Je crois que nous sommes toujours majoritairement capables de comprendre la difficulté de nos autorités à naviguer dans cette crise, et donc d’excuser certaines erreurs dans le dispositif gouvernemental ou des déclarations malheureuses au sommet de l’État. Nous respectons encore très largement consignes et contraintes, même lorsqu’elles relèvent du contestable ou de l’absurde. Un facteur nourrit pourtant la défiance et l’épuisement psychologique : le manque de transparence. Entre les lignes d’une communication souvent grossière, nous comprenons qu’il y a eu des stratégies de désinformation sur la disponibilité des masques, puis des tests, et enfin des vaccins. Un an après les premières alertes sanitaires, les décisions sont toujours prises dans le huis-clos des conseils de défense au mépris des institutions et oppositions républicaines. Personne n’est dupe des simulacres de concertation.

Entre Noël et le Jour de l’An, Open Source Politics faisait partie des entreprises consultées pour l’organisation du volet numérique d’une grande consultation nationale sur la stratégie vaccinale, en appui du fameux collectif de trente-cinq citoyens tirés au sort dont le rôle est resté fumeux jusqu’à ce jour. Malgré quelques doutes sur les intentions derrière la requête, nous avons pris la demande au sérieux et tenté d’imaginer un dispositif ambitieux fondé sur un large partage des informations scientifiques, une réelle communication pour toucher des participants sceptiques et une succession d’étapes délibératives pour adapter les recommandations du collectif citoyen. Sans regrets, notre offre n’a pas été retenue. Sans doute n’était-elle pas assez convaincante ou alignée avec les moyens disponibles. En revanche, c’est avec dépit que je constate que la solution mise en place se limite à des questionnaires fermés moins intéressants et représentatifs qu’un sondage, et auxquels aucune visibilité n’est accordée afin que personne ne réponde.

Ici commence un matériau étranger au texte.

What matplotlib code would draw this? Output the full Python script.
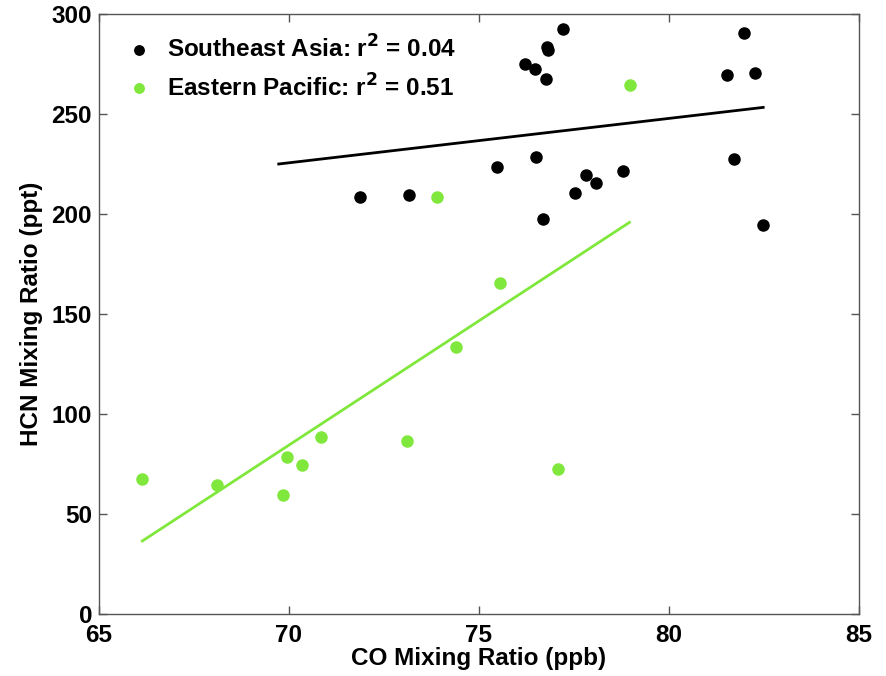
import numpy as np
import matplotlib
matplotlib.use("Agg")
import matplotlib.pyplot as plt

plt.rcParams['font.family'] = ['Liberation Sans', 'DejaVu Sans']
plt.rcParams['font.weight'] = 'bold'
plt.rcParams['mathtext.default'] = 'bf'

# Southeast Asia (black)
sea_co = [71.87, 73.16, 75.48, 76.22, 76.48, 76.49, 76.69, 76.76, 76.78, 76.82,
          77.20, 77.53, 77.82, 78.09, 78.78, 81.54, 81.71, 81.98, 82.27, 82.48]
sea_hcn = [208.7, 209.7, 223.7, 274.8, 272.5, 228.7, 197.5, 267.3, 283.3, 282.0,
           292.5, 210.7, 219.7, 215.7, 221.7, 269.7, 227.5, 290.5, 270.7, 194.7]
# Eastern Pacific (green)
ep_co = [66.12, 68.10, 69.85, 69.96, 70.34, 70.83, 73.10, 73.90, 74.39, 75.55, 77.08, 78.97]
ep_hcn = [67.7, 64.5, 59.5, 78.7, 74.5, 88.5, 86.7, 208.7, 133.7, 165.7, 72.7, 264.5]

# fit lines (end points)
sea_fit_x = [69.73, 82.48]
sea_fit_y = [225.0, 253.3]
ep_fit_x = [66.14, 78.96]
ep_fit_y = [36.5, 195.8]

green = '#80e83c'
fs = 17.5

fig = plt.figure(figsize=(8.87, 6.76), dpi=100)
ax = fig.add_axes([0.1116, 0.0917, 0.8568, 0.8876])

ax.plot(sea_co, sea_hcn, 'o', color='black', markersize=8, linestyle='none',
        label='Southeast Asia: r$^2$ = 0.04')
ax.plot(ep_co, ep_hcn, 'o', color=green, markersize=8, linestyle='none',
        label='Eastern Pacific: r$^2$ = 0.51')
ax.plot(sea_fit_x, sea_fit_y, color='black', linewidth=2)
ax.plot(ep_fit_x, ep_fit_y, color=green, linewidth=2)

ax.set_xlim(65, 85)
ax.set_ylim(0, 300)
ax.set_xticks([65, 70, 75, 80, 85])
ax.set_yticks([0, 50, 100, 150, 200, 250, 300])
ax.tick_params(direction='in', length=6, width=1, top=True, right=True,
               labelsize=fs, color='#555555')
ax.tick_params(axis='x', pad=7)
ax.tick_params(axis='y', pad=5)
for s in ax.spines.values():
    s.set_color('#555555')
    s.set_linewidth(1)

ax.set_xlabel('CO Mixing Ratio (ppb)', fontsize=fs, fontweight='bold', labelpad=0)
ax.set_ylabel('HCN Mixing Ratio (ppt)', fontsize=fs, fontweight='bold', labelpad=6)

leg = ax.legend(loc='upper left', frameon=False, fontsize=fs, markerscale=0.85,
                handletextpad=0.4, borderaxespad=0.5, labelspacing=0.45,
                handlelength=1.5, borderpad=0.4)
for t in leg.get_texts():
    t.set_fontweight('bold')

fig.savefig('out.png', dpi=100)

Je suis convaincu que le triptyque de principes du Gouvernement ouvert collaboration-participation-transparence compose l’antidote au virus civique qui prolifère en parallèle du Covid-19. Si nous n’avons pas d’utilité en première ligne, nos compétences peuvent au moins servir à défendre ces principes. À défaut d’obtenir une levée des brevets sur les vaccins, au moins disposons-nous de données sanitaires ouvertes par le Ministère de la Santé. En quelques mois, le site covidtracker.fr s’est imposé auprès des institutions, médias et citoyens comme une excellente source de visualisation de l’évolution de la pandémie et de la progression de la vaccination. L’origine de cette valorisation exemplaire des données publiques est décrite dans un portrait de Guillaume Rozier, l’analyste de 24 ans à l’initiative du projet. Un parfait exemple de « service public citoyen » rendu possible par le choix de l’ouverture.